New details about what happens when a black hole tears apart a star have been gathered by a trio of orbiting X-ray telescopes giving scientists, including Leicester astronomers, an excellent opportunity to understand the extreme environment around a black hole.

When a star comes too close to a black hole, the intense gravity of the black hole can rip the star apart. In these events, called “tidal disruptions,” some of the stellar debris is flung outward at high speeds, while the remainder falls into black hole. This causes a distinct X-ray flare that can last for a few years.

NASA’s Chandra X-ray Observatory, Swift Gamma Ray Explorer, and ESA’s XMM-Newton were used to put together different pieces of this astronomical puzzle in a tidal disruption event called ASASSN-14li. The event occurred near a supermassive black hole estimated to weigh a few million times the mass of the Sun. The black hole is located in the center of PGC 043234, a galaxy that lies about 290 million light years from Earth. This makes this event the closest tidal disruption discovered in a decade.

After the star is destroyed, the black hole’s strong gravitational forces pull most of the remains of the star toward it. This infalling debris is heated to millions of degrees and generates a huge amount of X-ray light. Soon after this surge of X-rays, the amount of light decreases as the material falls beyond the event horizon (that is, the point of no return) of the black hole.

Paul O’Brien from the Department of Physics and Astronomy, a member of the Swift team and a co-author on the paper, said: “Black holes only emit light when they interact with material that comes close to them, in this case an entire star. Unfortunately for this star, it got too close and was completely destroyed allowing us to witness the intense power of a black hole.”

Gas often falls towards black holes by spiraling inward in a disk. But how this process starts has remained a mystery.

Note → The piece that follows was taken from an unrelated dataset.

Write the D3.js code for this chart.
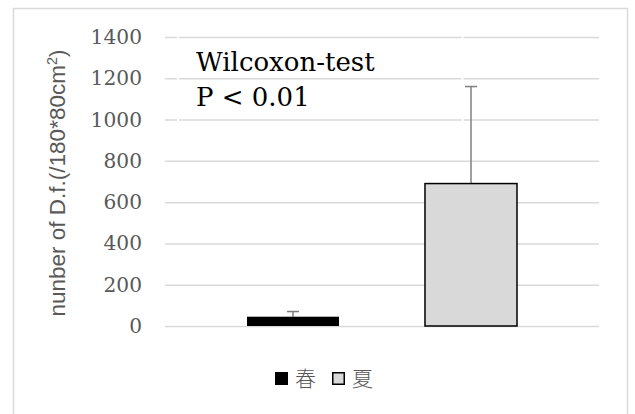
<!DOCTYPE html>
<html>
<head>
<meta charset="utf-8">
<script src="https://cdn.jsdelivr.net/npm/d3@7"></script>
<style>
  body { margin: 0; background: #fff; }
  svg { display: block; }
</style>
</head>
<body>
<svg id="chart" width="635" height="414"></svg>
<script>
var seasons = ["春", "夏"];
var means = [45, 690];
var errTop = [70, 1160];
var yTicks = [0, 200, 400, 600, 800, 1000, 1200, 1400];
var barFill = ["#000000", "#d9d9d9"];

var plotLeft = 165, plotRight = 599, plotTop = 37, plotBottom = 326;

var svg = d3.select("#chart");

// outer frame (no bottom edge, picture is cropped)
svg.append("path")
  .attr("d", "M13.5,414 V8.5 H627.5 V414")
  .attr("fill", "none")
  .attr("stroke", "#d9d9d9")
  .attr("stroke-width", 1.5);

var y = d3.scaleLinear().domain([0, 1400]).range([plotBottom, plotTop]);
var x = d3.scaleBand().domain(seasons).range([plotLeft, plotRight])
  .paddingInner(0.483).paddingOuter(0.4607);

var yAxis = svg.append("g")
  .attr("transform", "translate(" + plotLeft + ",0)")
  .call(d3.axisLeft(y).tickValues(yTicks).tickFormat(d3.format("d"))
    .tickSize(-(plotRight - plotLeft)).tickPadding(23));
yAxis.select(".domain").remove();
yAxis.selectAll(".tick line")
  .attr("stroke", "#d9d9d9")
  .attr("stroke-width", 1.5);
yAxis.selectAll(".tick text")
  .attr("fill", "#595959")
  .attr("font-family", "DejaVu Serif")
  .attr("font-size", 20.2);

// text box outline leaves small gaps in the grid
svg.append("rect")
  .attr("x", 178).attr("y", 26)
  .attr("width", 284.5).attr("height", 112)
  .attr("fill", "none")
  .attr("stroke", "#fff")
  .attr("stroke-width", 2);

// error bars
svg.selectAll(".err")
  .data(seasons)
  .enter().append("g")
  .attr("class", "err")
  .each(function(d, i) {
    var cx = x(d) + x.bandwidth() / 2;
    var g = d3.select(this);
    g.append("line")
      .attr("x1", cx).attr("x2", cx)
      .attr("y1", y(means[i])).attr("y2", y(errTop[i]))
      .attr("stroke", "#7f7f7f").attr("stroke-width", 1.5);
    g.append("line")
      .attr("x1", cx - 6).attr("x2", cx + 6)
      .attr("y1", y(errTop[i])).attr("y2", y(errTop[i]))
      .attr("stroke", "#7f7f7f").attr("stroke-width", 1.5);
  });

// bars
svg.selectAll(".bar")
  .data(seasons)
  .enter().append("rect")
  .attr("class", "bar")
  .attr("x", function(d) { return x(d); })
  .attr("y", function(d, i) { return y(means[i]); })
  .attr("width", x.bandwidth())
  .attr("height", function(d, i) { return y(0) - y(means[i]); })
  .attr("fill", function(d, i) { return barFill[i]; })
  .attr("stroke", "#000")
  .attr("stroke-width", function(d, i) { return i === 0 ? 0 : 1.5; });

// annotation
var note = svg.append("text")
  .attr("font-family", "DejaVu Serif")
  .attr("font-size", 26)
  .attr("fill", "#000");
note.append("tspan").attr("x", 196).attr("y", 71).text("Wilcoxon-test");
note.append("tspan").attr("x", 196).attr("y", 106).text("P < 0.01");

// y axis title
var title = svg.append("text")
  .attr("transform", "translate(65," + 183 + ") rotate(-90)")
  .attr("text-anchor", "middle")
  .attr("font-family", "'Liberation Sans', Arial, sans-serif")
  .attr("font-size", 22.5)
  .attr("fill", "#595959");
title.append("tspan").text("nunber of D.f.(/180*80cm");
title.append("tspan").attr("font-size", 14.5).attr("dy", -8).text("2");
title.append("tspan").attr("dy", 8).text(")");

// legend
var legendX = [275, 332];
var leg = svg.selectAll(".leg")
  .data(seasons)
  .enter().append("g")
  .attr("class", "leg")
  .attr("transform", function(d, i) { return "translate(" + legendX[i] + ",372)"; });
leg.append("rect")
  .attr("x", function(d, i) { return i === 0 ? 0 : 0.75; })
  .attr("y", function(d, i) { return i === 0 ? 0 : 0.75; })
  .attr("width", function(d, i) { return i === 0 ? 13 : 11.5; })
  .attr("height", function(d, i) { return i === 0 ? 13 : 11.5; })
  .attr("fill", function(d, i) { return barFill[i]; })
  .attr("stroke", "#000")
  .attr("stroke-width", function(d, i) { return i === 0 ? 0 : 1.5; });
leg.append("text")
  .attr("x", 20)
  .attr("y", 14)
  .attr("font-family", "Noto Sans CJK JP")
  .attr("font-weight", 300)
  .attr("font-size", 21)
  .attr("fill", "#595959")
  .text(function(d) { return d; });
</script>
</body>
</html>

In ASASSN-14li, astronomers were able to witness the formation of such a disk by looking at the X-ray light at different wavelengths (known as the "X-ray spectrum") and how that changed over time.

The researchers determined that the X-rays being produced come from material that is either very close to or is actually in the smallest possible stable orbit around the black hole.

These results appeared in the 22 October issue of the journal Nature.